**Objective:** Show each line that has the string "this" in it.

**Recorded data:**

★ ★ ★

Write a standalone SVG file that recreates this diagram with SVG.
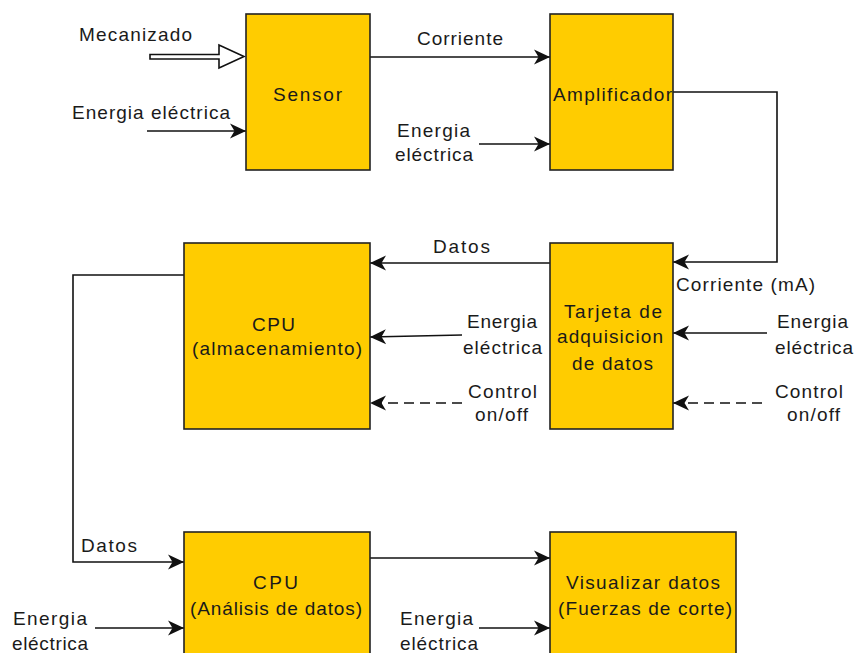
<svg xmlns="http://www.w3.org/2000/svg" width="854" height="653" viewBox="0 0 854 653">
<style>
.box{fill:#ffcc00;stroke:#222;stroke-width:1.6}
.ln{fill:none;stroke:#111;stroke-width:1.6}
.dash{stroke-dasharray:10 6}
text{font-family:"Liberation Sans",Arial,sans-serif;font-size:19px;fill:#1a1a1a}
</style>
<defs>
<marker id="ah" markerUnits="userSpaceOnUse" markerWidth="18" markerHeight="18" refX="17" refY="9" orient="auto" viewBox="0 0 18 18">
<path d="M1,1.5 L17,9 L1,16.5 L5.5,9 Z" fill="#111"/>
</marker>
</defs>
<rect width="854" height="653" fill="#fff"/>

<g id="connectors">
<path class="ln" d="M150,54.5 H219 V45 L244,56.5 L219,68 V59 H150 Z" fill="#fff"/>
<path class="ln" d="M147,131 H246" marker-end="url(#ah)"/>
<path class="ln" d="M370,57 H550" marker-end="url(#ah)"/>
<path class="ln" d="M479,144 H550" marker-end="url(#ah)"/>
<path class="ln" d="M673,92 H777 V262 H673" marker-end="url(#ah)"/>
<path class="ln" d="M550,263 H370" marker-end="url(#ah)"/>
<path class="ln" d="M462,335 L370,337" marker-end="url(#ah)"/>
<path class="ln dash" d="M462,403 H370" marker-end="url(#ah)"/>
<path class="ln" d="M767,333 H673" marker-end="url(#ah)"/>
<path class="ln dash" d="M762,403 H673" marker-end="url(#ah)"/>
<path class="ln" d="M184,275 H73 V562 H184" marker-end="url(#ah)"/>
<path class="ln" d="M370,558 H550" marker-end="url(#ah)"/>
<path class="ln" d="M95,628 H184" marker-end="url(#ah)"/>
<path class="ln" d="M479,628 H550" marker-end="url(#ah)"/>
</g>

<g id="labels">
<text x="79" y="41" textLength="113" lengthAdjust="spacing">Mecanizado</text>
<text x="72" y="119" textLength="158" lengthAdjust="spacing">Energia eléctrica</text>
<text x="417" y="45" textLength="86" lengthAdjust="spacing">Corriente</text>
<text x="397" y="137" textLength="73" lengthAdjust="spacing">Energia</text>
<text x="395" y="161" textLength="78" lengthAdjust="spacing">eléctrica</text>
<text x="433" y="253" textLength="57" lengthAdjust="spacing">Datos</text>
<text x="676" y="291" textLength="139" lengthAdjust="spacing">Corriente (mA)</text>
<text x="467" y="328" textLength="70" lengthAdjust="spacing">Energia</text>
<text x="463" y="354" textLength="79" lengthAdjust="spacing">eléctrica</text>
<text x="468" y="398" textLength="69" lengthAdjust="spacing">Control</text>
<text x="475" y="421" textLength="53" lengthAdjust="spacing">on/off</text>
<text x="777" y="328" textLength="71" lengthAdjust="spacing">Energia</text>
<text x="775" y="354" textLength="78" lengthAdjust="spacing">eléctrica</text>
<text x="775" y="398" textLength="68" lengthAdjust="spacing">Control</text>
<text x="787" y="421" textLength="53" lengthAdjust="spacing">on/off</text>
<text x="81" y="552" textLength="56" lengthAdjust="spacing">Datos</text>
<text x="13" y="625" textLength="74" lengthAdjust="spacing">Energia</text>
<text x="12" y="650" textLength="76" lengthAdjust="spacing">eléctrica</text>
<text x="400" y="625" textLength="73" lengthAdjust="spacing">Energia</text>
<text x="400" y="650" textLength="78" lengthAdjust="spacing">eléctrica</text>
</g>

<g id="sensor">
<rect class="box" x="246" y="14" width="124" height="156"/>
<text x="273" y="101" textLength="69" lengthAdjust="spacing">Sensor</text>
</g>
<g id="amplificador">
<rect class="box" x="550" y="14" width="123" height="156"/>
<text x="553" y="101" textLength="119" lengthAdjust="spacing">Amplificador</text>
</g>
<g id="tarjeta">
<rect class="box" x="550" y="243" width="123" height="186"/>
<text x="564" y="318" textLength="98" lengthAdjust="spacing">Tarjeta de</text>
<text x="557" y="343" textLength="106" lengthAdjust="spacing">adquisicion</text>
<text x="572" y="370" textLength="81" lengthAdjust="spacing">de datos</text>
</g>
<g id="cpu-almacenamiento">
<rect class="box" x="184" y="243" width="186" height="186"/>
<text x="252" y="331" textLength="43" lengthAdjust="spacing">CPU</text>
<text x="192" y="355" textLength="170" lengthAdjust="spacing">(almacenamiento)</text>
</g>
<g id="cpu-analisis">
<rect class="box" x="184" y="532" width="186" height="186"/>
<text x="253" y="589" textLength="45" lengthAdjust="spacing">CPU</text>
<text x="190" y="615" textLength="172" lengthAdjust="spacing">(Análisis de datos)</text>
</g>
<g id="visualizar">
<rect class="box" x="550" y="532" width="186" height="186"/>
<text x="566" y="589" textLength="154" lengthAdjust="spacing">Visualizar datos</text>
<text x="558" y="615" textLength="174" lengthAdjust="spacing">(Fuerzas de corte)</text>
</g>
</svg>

★ ★ ★

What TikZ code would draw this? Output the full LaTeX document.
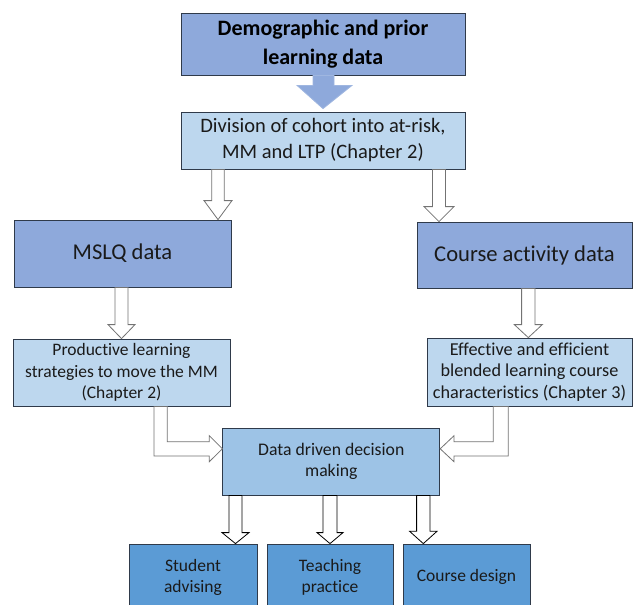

★ ★ ★

**Response:**
Write a standalone SVG file that recreates this diagram with SVG.
What TikZ code would draw this? Output the full LaTeX document.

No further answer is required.